Retail trade lost another 3,600 positions in March, a 0.2% decline that extends what Statistics Canada describes as a downward trend stretching back to a peak in June 2023. Since that peak, the sector has shed nearly 70,000 jobs in total.
Year over year, retail was down 20,300, or 1.0%, in March. Clothing and accessories retailers, department stores, and home furnishings outlets were among the hardest hit, partially offset by growth at warehouse clubs and supercentres.
Real estate also shed staff, falling 1,900 in March after a modest gain in February. Offices of real estate agents and brokers and activities related to real estate were both down on a year-over-year basis.
Public administration added 4,300 jobs in March, its third straight monthly gain, lifting the sector's cumulative increase since January to 7,500, or 0.6%. Local and municipal governments drove most of that growth. Federal government employment, by contrast, fell 2,500 over the January-to-March period.
Job openings stabilize
Canada's job vacancy count held relatively steady at around 500,300 in March. While that is still down 16,500, or 3.2%, from a year earlier, the pace of annual decline has slowed markedly. The drop from March 2024 to March 2025 had been 81,900, or 13.7% — making the latest figure the smallest year-over-year decrease since September 2019.

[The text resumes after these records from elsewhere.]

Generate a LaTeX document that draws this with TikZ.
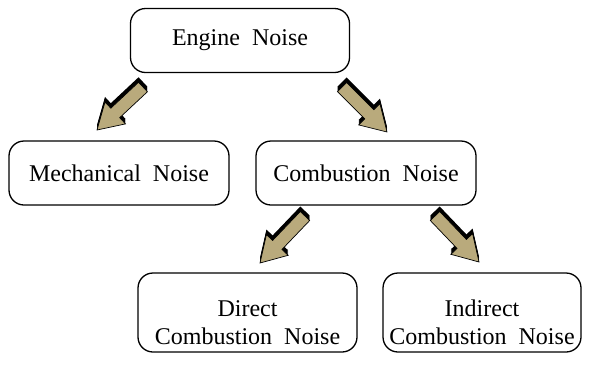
\documentclass[tikz,border=0pt]{standalone}
\usepackage{fontspec}
\setmainfont{Liberation Serif}
\usetikzlibrary{calc}
\definecolor{tanfill}{HTML}{B9AA7C}
\tikzset{
  box/.style={draw=black, line width=1.3pt, rounded corners=15pt, fill=white,
    font=\fontsize{24}{28}\selectfont, align=center, inner sep=0pt},
  arrowface/.style={fill=tanfill, draw=black, line width=0.7pt, line join=miter},
}
\newcommand\arrowpath[2]{%
  ($(#1)!6.5pt!90:(#2)$) -- ($(h)!6.5pt!90:(#2)$) -- ($(h)!15pt!90:(#2)$) -- (#2)
  -- ($(h)!15pt!-90:(#2)$) -- ($(h)!6.5pt!-90:(#2)$) -- ($(#1)!6.5pt!-90:(#2)$) -- cycle}
\newcommand\blockarrow[2]{%
  \coordinate (h) at ($(#2)!25pt!(#1)$);
  \foreach \k in {1,...,5} {\fill[black, transform canvas={yshift=\k pt}] \arrowpath{#1}{#2};}
  \filldraw[arrowface] \arrowpath{#1}{#2};
}
\newcommand\lowstrut{\rule{0pt}{37pt}}
\begin{document}
\begin{tikzpicture}[x=1pt, y=-1pt]
\useasboundingbox (0,0) rectangle (591,368);
\node[box, minimum width=219pt, minimum height=64pt] (engine) at (240,40.5) {Engine\ \ Noise};
\node[box, minimum width=220pt, minimum height=64pt] (mech) at (119,173) {Mechanical\ \ Noise};
\node[box, minimum width=220pt, minimum height=64pt] (comb) at (366,173) {Combustion\ \ Noise};
\node[box, minimum width=219pt, minimum height=79pt] (direct) at (247.5,312.5) {\lowstrut Direct\\Combustion\ \ Noise};
\node[box, minimum width=198pt, minimum height=79pt] (indirect) at (482,312.5) {\lowstrut Indirect\\Combustion\ \ Noise};
\coordinate (t1) at (143,87); \coordinate (p1) at (97,130);
\coordinate (t2) at (342,87); \coordinate (p2) at (387,132);
\coordinate (t3) at (305,216); \coordinate (p3) at (260,263);
\coordinate (t4) at (435,216); \coordinate (p4) at (479,262);
\blockarrow{t1}{p1}
\blockarrow{t2}{p2}
\blockarrow{t3}{p3}
\blockarrow{t4}{p4}
\end{tikzpicture}
\end{document}
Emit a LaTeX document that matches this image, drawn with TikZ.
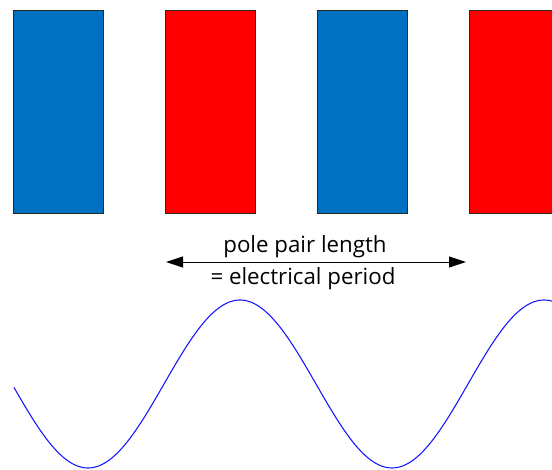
\documentclass[tikz,border=0pt]{standalone}
\usepackage{fontspec}
\setmainfont{Open Sans}
\usetikzlibrary{positioning,arrows.meta,calc}
\definecolor{poleBlue}{HTML}{0070C0}
\definecolor{poleRed}{HTML}{FF0000}
\definecolor{edgeGray}{HTML}{262626}
\definecolor{waveBlue}{HTML}{1A1AFF}

\begin{document}
\begin{tikzpicture}[x=1pt, y=-1pt,
      pole/.style={draw=edgeGray, line width=0.9pt, minimum width=90pt, minimum height=203pt, inner sep=0pt, anchor=north west},
      north/.style={pole, fill=poleBlue},
      south/.style={pole, fill=poleRed},
      lbl/.style={font=\fontsize{22.3}{26}\selectfont, inner sep=0pt, anchor=base}]
    \useasboundingbox (0,0) rectangle (552,470);
    \node[north] (p1) at (13,10) {};
    \node[south] (p2) at (165,10) {};
    \node[north] (p3) at (317,10) {};
    \node[south] (p4) at (469,10) {};
    \coordinate (al) at ($(p2.north west)+(1,252)$);
    \coordinate (ar) at ($(p4.north west)+(-3,252)$);
    \draw[{Triangle[length=17pt, width=11pt]}-{Triangle[length=17pt, width=11pt]}, line width=0.9pt] (al) -- (ar);
    \node[lbl] (len) at ($(al)!0.5!(ar)+(-11,-9)$) {pole pair length};
    \node[lbl] (per) at ($(al)!0.5!(ar)+(-13,23)$) {= electrical period};
    \draw[waveBlue, line width=1.1pt, domain=14:552, samples=200, smooth]
      plot (\x, {384 + 84*cos(1.1842*(\x-88))});
  \end{tikzpicture}
\end{document}
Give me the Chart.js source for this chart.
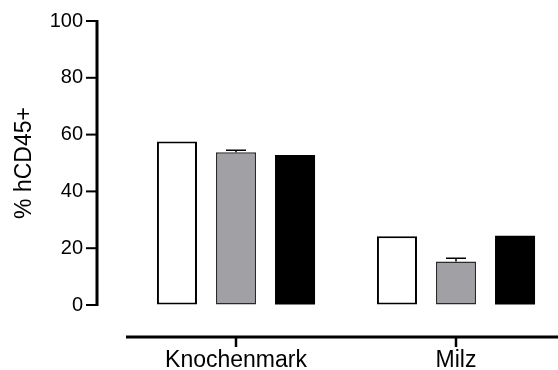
<!DOCTYPE html>
<html>
<head>
<meta charset="utf-8">
<script src="https://cdn.jsdelivr.net/npm/chart.js@4/dist/chart.umd.min.js"></script>
<style>
    html, body {margin: 0; padding: 0; background: #fff; overflow: hidden;}
    #wrap {width: 566px; height: 370px; position: relative;}
</style>
</head>
<body>
<div id="wrap"><canvas id="hcd_chart"></canvas></div>
<script>
var organs = ['Knochenmark', 'Milz'];
var group_a = [57.6, 24.2];
var group_b = [53.8, 15.3];
var group_c = [52.8, 24.4];
var err_a = [0, 0];
var err_b = [0.7, 1.2];
var err_c = [0, 0];
var y_ticks = [0, 20, 40, 60, 80, 100];

var errors = [err_a, err_b, err_c];
var font_family = "'Liberation Sans', Arial, sans-serif";

//prism style axes, pulled away from the bars
var offsetAxes = {
    id: 'offsetAxes',
    afterDatasetsDraw: function (chart) {
        var ctx = chart.ctx;
        var area = chart.chartArea;
        var y = chart.scales.y;
        var x = chart.scales.x;
        ctx.save();
        ctx.strokeStyle = '#000';

        // error bars
        ctx.lineWidth = 1.5;
        errors.forEach(function (errs, i) {
            var meta = chart.getDatasetMeta(i);
            meta.data.forEach(function (bar, j) {
                if (!errs[j]) return;
                var val = chart.data.datasets[i].data[j];
                var top = y.getPixelForValue(val + errs[j]);
                ctx.beginPath();
                ctx.moveTo(bar.x, bar.y);
                ctx.lineTo(bar.x, top);
                ctx.moveTo(bar.x - 10, top);
                ctx.lineTo(bar.x + 10, top);
                ctx.stroke();
            });
        });

        // y axis
        var ax = area.left - 29;
        ctx.lineWidth = 3;
        ctx.beginPath();
        ctx.moveTo(ax, y.getPixelForValue(0) + 1);
        ctx.lineTo(ax, y.getPixelForValue(100) - 1);
        ctx.stroke();
        ctx.lineWidth = 2;
        y_ticks.forEach(function (t) {
            var py = y.getPixelForValue(t);
            ctx.beginPath();
            ctx.moveTo(ax - 11, py);
            ctx.lineTo(ax, py);
            ctx.stroke();
        });

        // x axis
        var ay = area.bottom + 32;
        ctx.lineWidth = 3;
        ctx.beginPath();
        ctx.moveTo(area.left, ay);
        ctx.lineTo(area.right, ay);
        ctx.stroke();
        ctx.lineWidth = 2.5;
        organs.forEach(function (o, i) {
            var px = x.getPixelForValue(i);
            ctx.beginPath();
            ctx.moveTo(px, ay);
            ctx.lineTo(px, ay + 10);
            ctx.stroke();
        });
        ctx.restore();
    }
};

new Chart(document.getElementById('hcd_chart'), {
    type: 'bar',
    data: {
        labels: organs,
        datasets: [{
            data: group_a,
            backgroundColor: '#ffffff',
            borderColor: '#000000',
            borderWidth: 2,
            borderSkipped: false
        }, {
            data: group_b,
            backgroundColor: '#a1a0a5',
            borderColor: '#2a2a2a',
            borderWidth: 1.5,
            borderSkipped: false
        }, {
            data: group_c,
            backgroundColor: '#000000',
            borderColor: '#000000',
            borderWidth: 0
        }]
    },
    options: {
        responsive: true,
        maintainAspectRatio: false,
        animation: false,
        categoryPercentage: 0.805,
        barPercentage: 0.678,
        layout: {padding: {top: 21, right: 0, bottom: 0, left: 0}},
        plugins: {legend: {display: false}, tooltip: {enabled: false}},
        scales: {
            x: {
                offset: true,
                border: {display: false},
                // invisible tick marks only push the labels down
                grid: {color: 'transparent', drawOnChartArea: false, offset: false, tickLength: 42},
                ticks: {
                    color: '#000',
                    padding: 0,
                    maxRotation: 0,
                    font: {family: font_family, size: 23}
                },
                afterFit: function (s) { s.height = 65; }
            },
            y: {
                min: 0,
                max: 100,
                border: {display: false},
                grid: {color: 'transparent', drawOnChartArea: false, tickLength: 43},
                ticks: {
                    stepSize: 20,
                    color: '#000',
                    padding: 0,
                    font: {family: font_family, size: 20}
                },
                title: {
                    display: true,
                    text: '% hCD45+',
                    color: '#000',
                    padding: {top: 11, bottom: 0},
                    font: {family: font_family, size: 23}
                },
                afterFit: function (s) { s.width = 126; }
            }
        }
    },
    plugins: [offsetAxes]
});
</script>
</body>
</html>
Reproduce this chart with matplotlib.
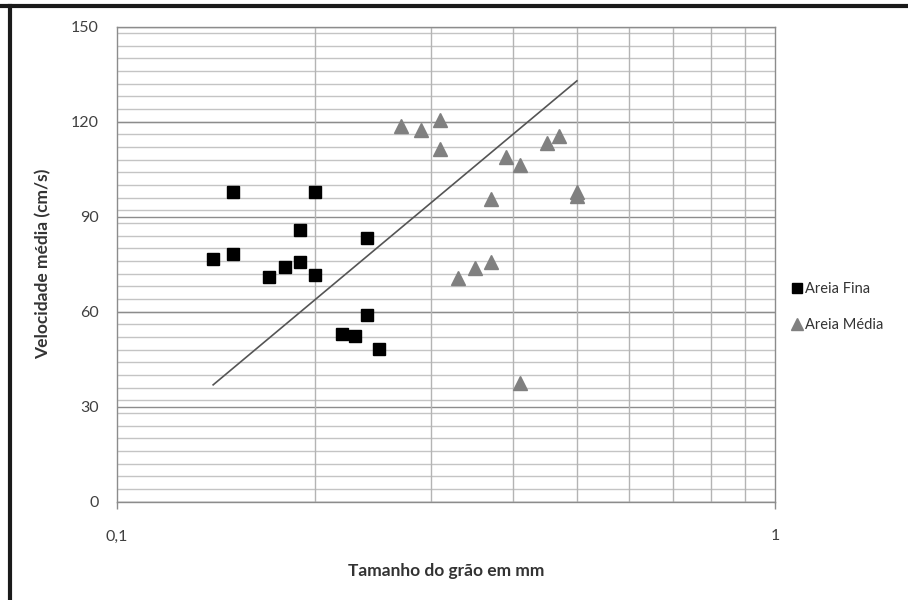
import numpy as np
import matplotlib
matplotlib.use('Agg')
import matplotlib.pyplot as plt
from matplotlib.lines import Line2D

plt.rcParams['font.family'] = ['Lato', 'DejaVu Sans']

# Areia fina (quadrados)
fina_x = [0.14, 0.15, 0.15, 0.17, 0.18, 0.19, 0.19, 0.20, 0.20, 0.24, 0.24, 0.22, 0.23, 0.25]
fina_y = [76.7, 97.9, 78.2, 70.9, 74.1, 85.8, 75.7, 97.9, 71.7, 83.3, 59.1, 53.1, 52.3, 48.1]

# Areia media (triangulos)
media_x = [0.27, 0.29, 0.31, 0.31, 0.45, 0.47, 0.39, 0.41, 0.37, 0.50, 0.50, 0.33, 0.35, 0.37, 0.41]
media_y = [118.6, 117.3, 120.5, 111.3, 113.4, 115.5, 108.8, 106.3, 95.5, 97.8, 96.5, 70.7, 73.9, 75.6, 37.6]

# linha de tendencia
trend_x = [0.14, 0.50]
trend_y = [36.9, 132.9]

y_ticks = [0, 30, 60, 90, 120, 150]
x_ticks = [0.1, 1]
x_tick_labels = ['0,1', '1']

fig = plt.figure(figsize=(9.08, 6.0), dpi=100)
ax = fig.add_axes([117 / 908, 1 - 501.7 / 600, 658 / 908, 475 / 600])

ax.set_xscale('log')
ax.set_xlim(0.1, 1)
ax.set_ylim(0, 150)

# grade: secundarias a cada 4, principais a cada 30
for v in np.arange(0, 151, 4):
    ax.axhline(v, color='#c4c4c4', lw=1.0, zorder=0)
for v in y_ticks:
    ax.axhline(v, color='#8c8c8c', lw=1.0, zorder=0)
for v in np.arange(0.2, 1.0, 0.1):
    ax.axvline(v, color='#b4b4b4', lw=1.0, zorder=0)

ax.plot(trend_x, trend_y, color='#555555', lw=1.2, zorder=2)
ax.plot(fina_x, fina_y, ls='none', marker='s', ms=8.5, color='black',
        label='Areia Fina', zorder=3)
ax.plot(media_x, media_y, ls='none', marker='^', ms=9.5, color='#808080',
        label='Areia Média', zorder=3)

ax.set_yticks(y_ticks)
ax.set_xticks(x_ticks)
ax.set_xticklabels(x_tick_labels)
ax.xaxis.set_minor_locator(matplotlib.ticker.NullLocator())
ax.tick_params(axis='y', length=0, pad=13, labelsize=11.5, labelcolor='#404040')
ax.tick_params(axis='x', length=5, width=1, color='#8c8c8c', pad=15,
               labelsize=11.5, labelcolor='#404040')

for s in ax.spines.values():
    s.set_color('#8c8c8c')
    s.set_linewidth(1.0)

ax.set_xlabel('Tamanho do grão em mm', fontsize=12.5, fontweight='bold',
              color='#333333', labelpad=14)
ax.set_ylabel('Velocidade média (cm/s)', fontsize=12.5, fontweight='bold',
              color='#333333', labelpad=14)

handles = [
    Line2D([], [], ls='none', marker='s', ms=7, color='black'),
    Line2D([], [], ls='none', marker='^', ms=8, color='#808080'),
]
fig.legend(handles, ['Areia Fina', 'Areia Média'], loc='center left',
           bbox_to_anchor=(779 / 908, 1 - 307 / 600), frameon=False,
           fontsize=10.5, handlelength=0.6, handletextpad=0.3, labelspacing=1.5,
           labelcolor='#333333')

# moldura externa (topo e esquerda)
fig.add_artist(Line2D([0, 1], [1 - 6 / 600, 1 - 6 / 600], color='#1a1a1a', lw=3,
                      transform=fig.transFigure))
fig.add_artist(Line2D([10 / 908, 10 / 908], [0, 1 - 6 / 600], color='#1a1a1a', lw=3,
                      transform=fig.transFigure))

fig.savefig('out.png', dpi=100)
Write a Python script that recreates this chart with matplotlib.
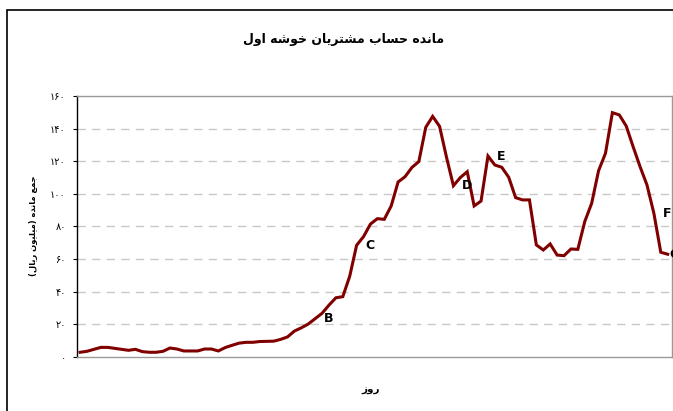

The vacancy rate held at 2.8% for a second consecutive month, down just 0.1 percentage point from March 2025. There were 3.0 unemployed persons for every available position, unchanged from a year ago.
Monthly vacancy increases were recorded in administrative and support services, information and cultural industries, and utilities, while arts, entertainment and recreation and other services posted declines.
Provincially, Saskatchewan was the only jurisdiction to record a month-over-month increase in vacancies in March — its first since May 2024. Yukon and Prince Edward Island had the highest vacancy rates in the country at 4.8% and 3.5% respectively, while Newfoundland and Labrador and Ontario were at the lower end.